A pixel with μ = 0.35 → keep_map = 0.65. Gate is True (inject source) while i/T < 0.65 → i < 8. So the source canvas is injected for 8 of 12 steps (the global-structure steps), and the model has only 4 steps to paint texture over the stencil colour.

The Klein port: Flux2KleinDifferentialPipeline

The original differential diffusion pipeline targets FLUX.1 [dev] ( FluxDifferentialImg2ImgPipeline, PR #9268). Klein uses a different inpainting pipeline with its own denoising loop. Rather than patching that loop directly, the Klein port is implemented as a callback hook registered on the standard Flux2KleinInpaintPipeline. At each step, the callback computes the per-pixel gate and corrects pixels that should be held to the source:

Callback correction logic (the differential-diffusion pipeline)

class Flux2KleinDifferentialPipeline(Flux2KleinInpaintPipeline):

    def __call__(self, *args, change_map=None, **kwargs):
        if change_map is None:
            return super().__call__(*args, **kwargs)

        # Build per-step gates from the change_map PIL image
        keep_map = 1.0 - change_map_tensor        # (1, H/8, W/8)
        dd_masks = [keep_map > (i / T) for i in range(T)]

        def _dd_callback(pipe, step_i, timestep, cb_kwargs):
            latents = cb_kwargs["latents"]
            gate    = dd_masks[step_i].to(latents.device)
            source  = cb_kwargs["init_latents_proper"]
            inpaint = cb_kwargs["init_mask"] >= 0.5
            # Correct pixels that dd says hold AND inpaint mask says generate
            needs_correction = inpaint & gate
            cb_kwargs["latents"] = torch.where(needs_correction, source, latents)
            return cb_kwargs

        return super().__call__(*args, callback_on_step_end=_dd_callback, **kwargs)

Zone map — what each region gets

The change map is built from the same zone system used for the seed canvas and inpaint mask. Each zone type maps to a fixed μ value:

Zoneμ (change)Keep steps
12-step run
Effect
Anchor strip (outer 256 px)
0.0012 / 12Neighbour edge never deviates — hard copy from source.
Inner soft band (64 px)
0.1511 / 12Smooth transition, almost entirely held — tiny seam softening.
Painted river / path
0.358 / 12Follows stencil tightly — only 4 steps to drift from the painted colour.
Open terrain (gen zone)
1.000 / 12Full creative freedom — model generates from scratch.
Stencil colours + differential diffusion work at different levels

Stencil colours (added in Phase 3.7) paint intent directly into the seed canvas pixels — a blue stripe for a river, tan for a path. This is what the model sees at the start of denoising. Differential diffusion controls how many of the 12 steps the model has to deviate from that starting point.
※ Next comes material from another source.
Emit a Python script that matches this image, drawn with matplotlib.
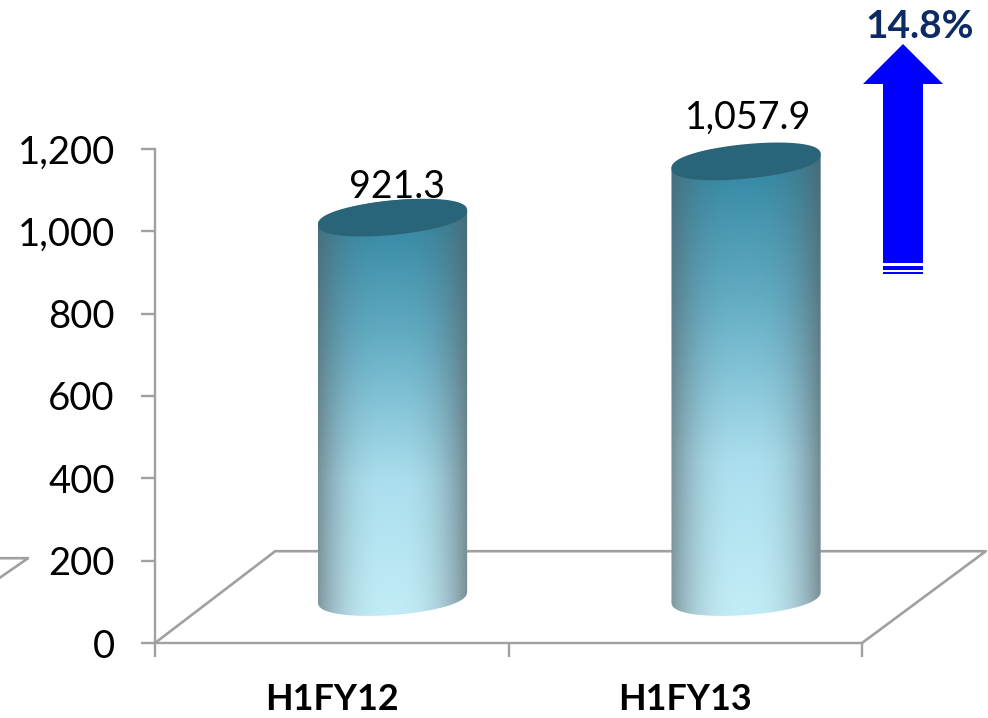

Together: the stencil says "here is a blue river", the change map says "you only have 4 steps to change it". Both signals reinforce the same painted intent at complementary stages of the pipeline — input conditioning and step-level gating.

Experimental results vs baseline

ConfigFlagged seamsMean ΔEVisual
Stencil-only (production baseline)4 / 1211.46Best seams, vibrant colours
Diff-diff μ=0.35 + stencil 0.855 / 1211.95Muted/flat — too few free steps to render texture
Diff-diff μ=0.65 + stencil 0.856 / 1213.36Better texture quality, seams worsen

Runs: field-forest constraint map · 12 steps · TeaCache · stencil 0.85 · 256px Gaussian overlap · seed 42

The μ tuning tension — routing vs texture quality

At μ=0.35 the river follows the painted U-curve more tightly (routing fidelity ↑) but the visual result is flattened — the model has only 4 of 12 steps to paint realistic water texture over vivid blue stencil paint. At μ=0.65 texture quality recovers but seams worsen: adjacent tiles generate their shared 256px overlap zone with different injection histories → slightly different river positions where they meet → higher pre-blend ΔE.
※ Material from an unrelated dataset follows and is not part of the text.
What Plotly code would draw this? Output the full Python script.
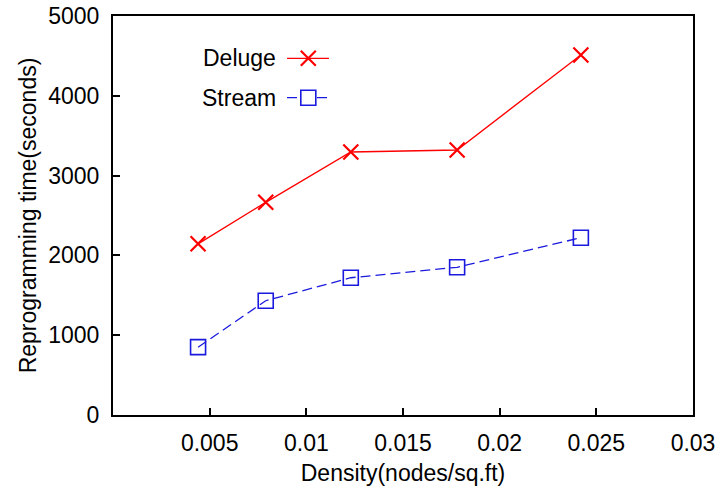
import plotly.graph_objects as go

density = [0.0044, 0.0079, 0.0123, 0.0178, 0.0242]
deluge = [2145, 2665, 3296, 3321, 4511]
stream = [850, 1432, 1720, 1851, 2222]

x_ticks = [0.005, 0.01, 0.015, 0.02, 0.025, 0.03]
x_ticktext = ["0.005", "0.01", "0.015", "0.02", "0.025", "0.03"]
y_ticks = [0, 1000, 2000, 3000, 4000, 5000]

RED = "#ff0000"
BLUE = "#1a1adf"
FONT = "Liberation Sans, Arial, sans-serif"
FS = 23

fig = go.Figure()
fig.add_trace(go.Scatter(x=density, y=deluge, mode="lines+markers", name="Deluge",
                         line=dict(color=RED, width=1.3),
                         marker=dict(symbol="x-thin", size=15, line=dict(color=RED, width=2.2))))
fig.add_trace(go.Scatter(x=density, y=stream, mode="lines+markers", name="Stream",
                         line=dict(color=BLUE, width=1.3, dash="10px,5px"),
                         marker=dict(symbol="square-open", size=15, color=BLUE, line=dict(color=BLUE, width=1.6))))

axis_common = dict(showgrid=False, zeroline=False, showline=True, linecolor="black", linewidth=2,
                   mirror=True, ticks="inside", ticklen=7, tickwidth=1.5, tickcolor="black",
                   automargin=False,
                   tickfont=dict(family=FONT, size=FS, color="black"))

fig.update_xaxes(range=[0, 0.03], tickvals=x_ticks, ticktext=x_ticktext,
                 title=dict(text="Density(nodes/sq.ft)", font=dict(family=FONT, size=FS, color="black"), standoff=10),
                 ticklabelstandoff=6, **axis_common)
fig.update_yaxes(range=[0, 5000], tickvals=y_ticks,
                 title=dict(text="Reprogramming time(seconds)", font=dict(family=FONT, size=FS, color="black"), standoff=5),
                 ticklabelstandoff=7, **axis_common)

# gnuplot-style legend (text left, sample right), in paper coordinates
def px_x(p):
    return (p - 113) / 580.0

def px_y(p):
    return (415 - p) / 399.0

legend_items = [("Deluge", RED, 58.3, "x", "solid"), ("Stream", BLUE, 97.7, "square", "dash")]
shapes = []
annotations = []
for name, color, py, sym, dash in legend_items:
    yy = px_y(py)
    annotations.append(dict(x=px_x(278), y=yy, xref="paper", yref="paper", text=name, showarrow=False,
                            xanchor="right", yanchor="middle", font=dict(family=FONT, size=FS, color="black")))
    shapes.append(dict(type="line", xref="paper", yref="paper", x0=px_x(287), x1=px_x(329), y0=yy, y1=yy,
                       line=dict(color=color, width=1.3, dash="solid" if dash == "solid" else "10px,5px")))
    if sym == "x":
        shapes.append(dict(type="path", xref="paper", yref="paper", xsizemode="pixel", ysizemode="pixel",
                           xanchor=px_x(308.3), yanchor=yy,
                           path="M -7.5 -7.5 L 7.5 7.5 M -7.5 7.5 L 7.5 -7.5",
                           line=dict(color=color, width=2.2)))
    else:
        shapes.append(dict(type="rect", xref="paper", yref="paper", xsizemode="pixel", ysizemode="pixel",
                           xanchor=px_x(308.3), yanchor=yy, x0=-7.5, x1=7.5, y0=-7.5, y1=7.5,
                           fillcolor="white", line=dict(color=color, width=1.6)))

fig.update_layout(width=722, height=489, margin=dict(l=113, r=29, t=16, b=74),
                  paper_bgcolor="white", plot_bgcolor="white", showlegend=False,
                  shapes=shapes, annotations=annotations, font=dict(family=FONT))

fig.write_html("out.html")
The planned fix is an overlap-zone carve-out: set μ=1.0 for feature pixels that fall inside the anchor band (fully free there, so both tiles generate the same unbiased content in the overlap), while keeping μ=0.35 outside the anchor. This hasn't been tested yet. Current production config is stencil-only.

How it's wired in the painter

Differential diffusion ships in the Modal backend (Flux2KleinDifferentialPipeline) and is the path the painter takes whenever a run includes painted seams. The feature-change strength (μ) defaults to 0.35 — tighter routing fidelity — and rises to around 0.65 for better texture inside painted zones. The Cloudflare Workers AI backend falls back to plain inpainting; differential diffusion needs callback access to the denoising loop, which Workers AI doesn't expose.

Earlier iteration: FLUX.1 [dev] vendored pipeline

The technique was first evaluated in an earlier iteration using the community-contributed FluxDifferentialImg2ImgPipeline (PR #9268, Apache 2.0, @ryanlyn). That pipeline targets FLUX.1 [dev] img2img, not Klein's inpainting pipeline.

Earlier iterations on this stack moved the VLM score from 0.17/10 (plain inpaint) to 3.50/10 (exterior anchor + diff-diff, a 10× jump) to 5.56/10 (with bootstrapped seeds added). The Klein port carries over the structural insight (soft gating) without the seed drift problem, since the entire pipeline stays within Klein.